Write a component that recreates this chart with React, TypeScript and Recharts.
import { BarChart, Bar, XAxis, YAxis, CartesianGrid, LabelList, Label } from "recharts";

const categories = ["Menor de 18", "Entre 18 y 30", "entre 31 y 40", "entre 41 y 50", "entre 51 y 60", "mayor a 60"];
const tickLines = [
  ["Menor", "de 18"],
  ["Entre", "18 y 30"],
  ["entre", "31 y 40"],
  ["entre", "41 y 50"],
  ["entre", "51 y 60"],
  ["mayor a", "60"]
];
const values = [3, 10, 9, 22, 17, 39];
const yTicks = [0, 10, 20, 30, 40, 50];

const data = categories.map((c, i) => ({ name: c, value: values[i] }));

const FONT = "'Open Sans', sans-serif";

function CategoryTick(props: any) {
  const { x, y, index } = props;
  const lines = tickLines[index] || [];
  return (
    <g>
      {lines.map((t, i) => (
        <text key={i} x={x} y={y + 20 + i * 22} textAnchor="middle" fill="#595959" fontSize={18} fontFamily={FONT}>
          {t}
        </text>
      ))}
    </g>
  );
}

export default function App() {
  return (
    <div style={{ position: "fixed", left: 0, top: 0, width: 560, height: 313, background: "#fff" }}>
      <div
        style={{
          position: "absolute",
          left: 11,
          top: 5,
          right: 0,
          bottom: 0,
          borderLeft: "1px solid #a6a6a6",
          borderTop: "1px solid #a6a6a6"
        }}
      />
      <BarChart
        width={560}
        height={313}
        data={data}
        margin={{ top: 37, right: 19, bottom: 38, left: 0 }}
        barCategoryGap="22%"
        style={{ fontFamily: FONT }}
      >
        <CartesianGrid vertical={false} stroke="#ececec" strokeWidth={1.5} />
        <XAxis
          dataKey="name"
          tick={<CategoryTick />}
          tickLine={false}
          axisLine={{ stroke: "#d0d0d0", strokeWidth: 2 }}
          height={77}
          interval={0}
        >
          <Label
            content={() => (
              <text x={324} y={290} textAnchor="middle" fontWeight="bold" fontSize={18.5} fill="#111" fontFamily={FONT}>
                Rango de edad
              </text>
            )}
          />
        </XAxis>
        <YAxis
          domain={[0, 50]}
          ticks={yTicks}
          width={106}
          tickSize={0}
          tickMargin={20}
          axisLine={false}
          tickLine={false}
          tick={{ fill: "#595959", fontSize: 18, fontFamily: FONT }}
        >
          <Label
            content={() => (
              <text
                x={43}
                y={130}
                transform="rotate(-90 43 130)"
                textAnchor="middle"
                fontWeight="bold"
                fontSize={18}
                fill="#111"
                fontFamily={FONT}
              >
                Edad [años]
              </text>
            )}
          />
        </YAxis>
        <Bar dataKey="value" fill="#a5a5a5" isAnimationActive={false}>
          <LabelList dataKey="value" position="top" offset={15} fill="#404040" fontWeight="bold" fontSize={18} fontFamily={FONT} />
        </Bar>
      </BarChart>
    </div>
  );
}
=-=-=-=-=
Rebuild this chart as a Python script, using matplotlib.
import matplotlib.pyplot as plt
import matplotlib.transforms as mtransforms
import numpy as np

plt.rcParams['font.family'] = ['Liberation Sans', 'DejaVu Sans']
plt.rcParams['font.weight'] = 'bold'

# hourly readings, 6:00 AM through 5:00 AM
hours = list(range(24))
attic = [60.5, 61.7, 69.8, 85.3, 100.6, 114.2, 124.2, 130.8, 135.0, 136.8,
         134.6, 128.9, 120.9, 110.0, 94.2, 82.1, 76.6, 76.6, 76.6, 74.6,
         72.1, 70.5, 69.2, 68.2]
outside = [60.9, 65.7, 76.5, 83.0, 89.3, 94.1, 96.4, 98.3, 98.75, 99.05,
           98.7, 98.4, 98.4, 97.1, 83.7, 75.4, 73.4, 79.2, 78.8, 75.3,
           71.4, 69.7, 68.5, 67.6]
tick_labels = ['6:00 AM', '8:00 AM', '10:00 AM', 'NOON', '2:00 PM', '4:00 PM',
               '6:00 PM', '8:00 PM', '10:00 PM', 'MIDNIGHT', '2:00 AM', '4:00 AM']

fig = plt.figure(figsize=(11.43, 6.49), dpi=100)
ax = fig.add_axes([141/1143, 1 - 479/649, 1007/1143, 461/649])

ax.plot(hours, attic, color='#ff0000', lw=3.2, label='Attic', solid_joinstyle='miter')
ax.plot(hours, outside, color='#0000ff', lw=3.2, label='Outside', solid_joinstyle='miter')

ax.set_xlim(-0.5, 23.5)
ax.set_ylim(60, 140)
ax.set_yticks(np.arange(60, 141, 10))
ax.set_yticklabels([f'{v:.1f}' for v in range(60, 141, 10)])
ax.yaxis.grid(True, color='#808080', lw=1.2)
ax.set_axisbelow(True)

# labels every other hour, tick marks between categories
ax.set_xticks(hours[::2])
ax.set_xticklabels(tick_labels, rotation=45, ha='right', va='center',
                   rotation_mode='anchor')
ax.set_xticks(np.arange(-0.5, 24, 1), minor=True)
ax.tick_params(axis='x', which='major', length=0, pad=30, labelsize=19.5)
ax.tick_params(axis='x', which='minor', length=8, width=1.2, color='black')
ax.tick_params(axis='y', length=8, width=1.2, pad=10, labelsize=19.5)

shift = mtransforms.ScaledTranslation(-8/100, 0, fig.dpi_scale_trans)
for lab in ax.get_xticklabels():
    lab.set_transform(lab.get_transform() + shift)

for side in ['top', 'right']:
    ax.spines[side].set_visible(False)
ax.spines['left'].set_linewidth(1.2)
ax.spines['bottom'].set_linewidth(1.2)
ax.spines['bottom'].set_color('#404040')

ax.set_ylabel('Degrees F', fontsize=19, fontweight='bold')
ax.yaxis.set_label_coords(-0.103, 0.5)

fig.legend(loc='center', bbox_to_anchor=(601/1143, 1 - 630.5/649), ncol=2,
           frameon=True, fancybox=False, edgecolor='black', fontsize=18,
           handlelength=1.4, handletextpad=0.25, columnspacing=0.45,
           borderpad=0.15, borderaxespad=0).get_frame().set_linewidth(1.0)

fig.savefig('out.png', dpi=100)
=-=-=-=-=
Output exactly the lines running from the line containing "Rebuild this chart" through the line containing "plt.rcParams['font.weight'] = 'bold'", and only those lines.

**SOLUTION TO THE PROBLEM:**
Rebuild this chart as a Python script, using matplotlib.
import matplotlib.pyplot as plt
import matplotlib.transforms as mtransforms
import numpy as np

plt.rcParams['font.family'] = ['Liberation Sans', 'DejaVu Sans']
plt.rcParams['font.weight'] = 'bold'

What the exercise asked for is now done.